Pay inflation Signs Appearing

According to analysts at Nomura, there is indeed evidence building that global growth is "achieving escape velocity." In a report penned by Andrew Cates, European Economics analyst, Nomura notes that it appears "World trade growth, capital spending plans, labor market activity and credit demand appear to be combining with one another in a self-reinforcing cycle," which is generating an "unexpected boost to many economies' productivity growth."

However, despite the positive green shoots, one key indicator continues to lag: wage growth.

Cates notes that pay inflation is the last piece of the economic puzzle, but, as of yet, it remains elusive.

Nonetheless, the report goes on to say "Our analysis shows, however, that pay inflation is now beginning to pick up in a number of advanced economies." Nomura's analysis shows that this trend is expected to continue, supporting and adding to economic growth around the world, accelerating the global economic recovery.
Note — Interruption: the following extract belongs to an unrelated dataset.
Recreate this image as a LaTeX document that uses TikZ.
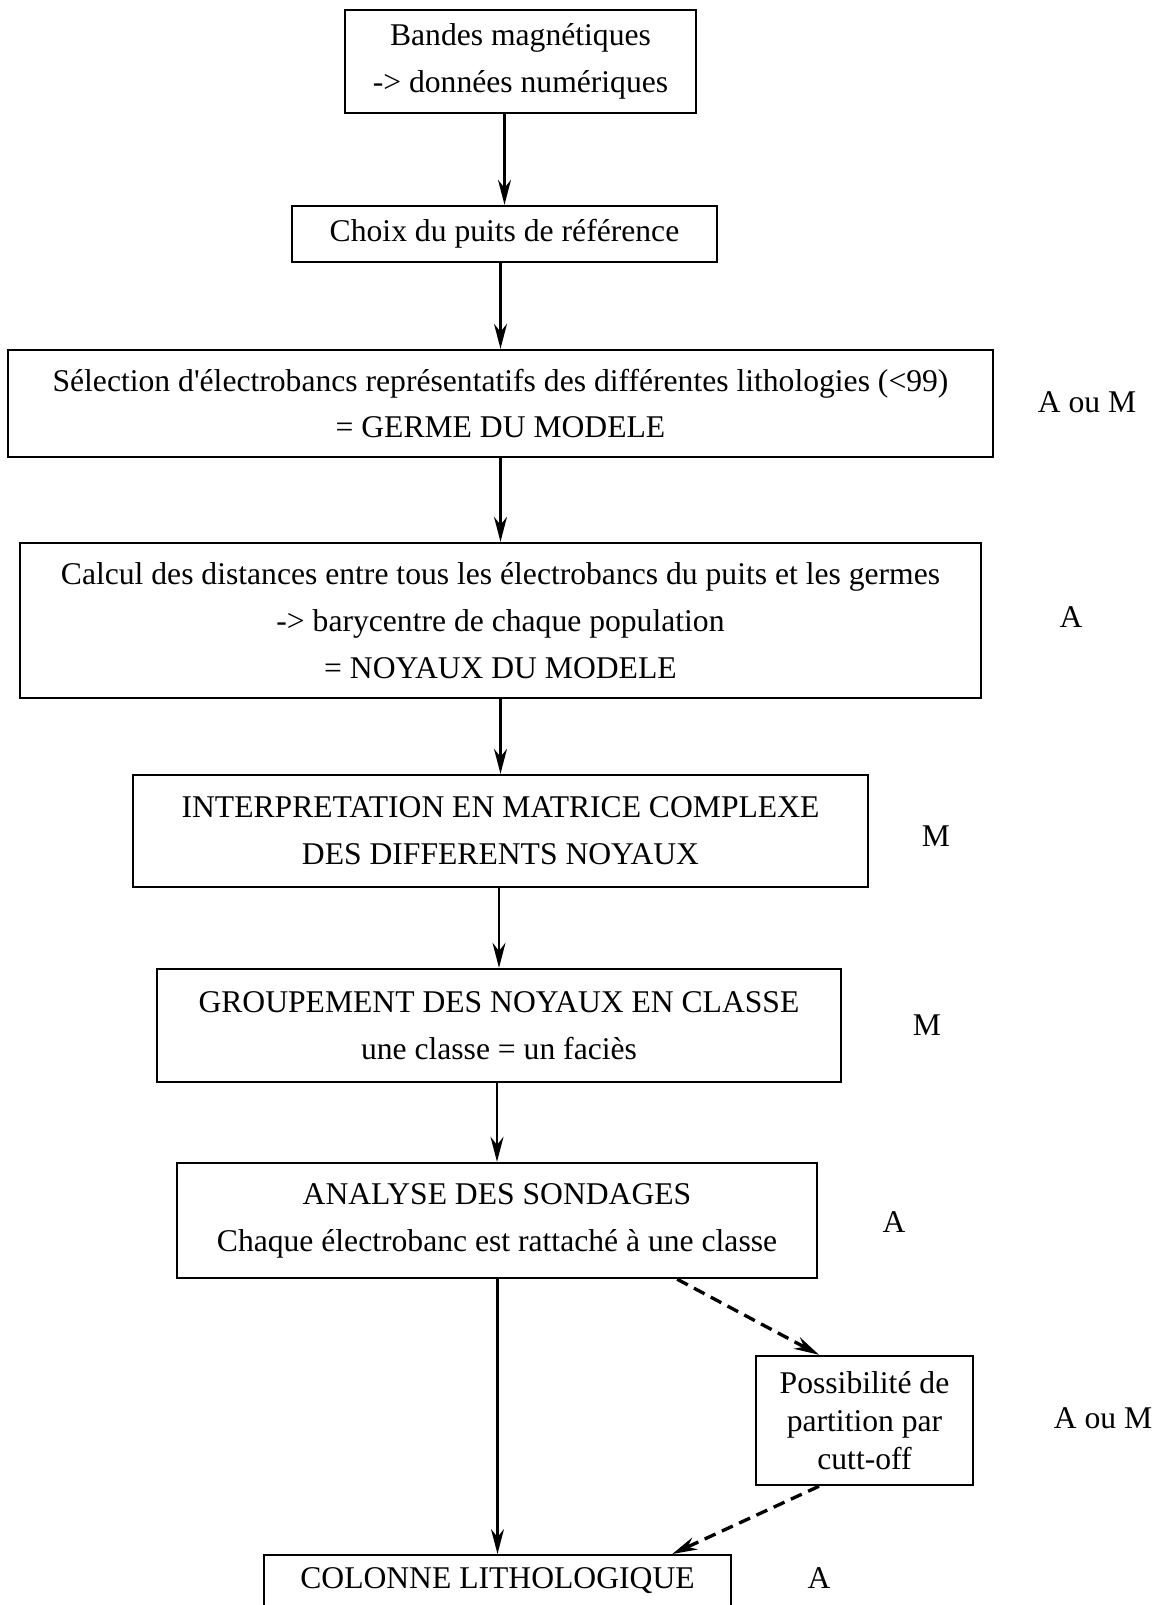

Overall, this improvement will support normalization of central bank monetary policy as the analyst explains:

"We maintain our view for now that the ECB will announce on 26 October that the size of its asset purchase programme will be tapered from EUR60bn to EUR40bn over the first six months of next year and then from EUR40bn to EUR20bn for a further three months beyond that. Other scenarios are possible including, for example, a nine-month taper at a pace of EUR30bn with no pre-set date – at first – for a cessation of the programme. We very firmly believe, however, that eurozone and broader global economic fundamentals do not really warrant this degree of ECB accommodation. In concert with a US Fed and Bank of England that will be lifting policy rates in coming months we further believe that Bund yields will ultimately head higher and maintain our year-end target of 75bp.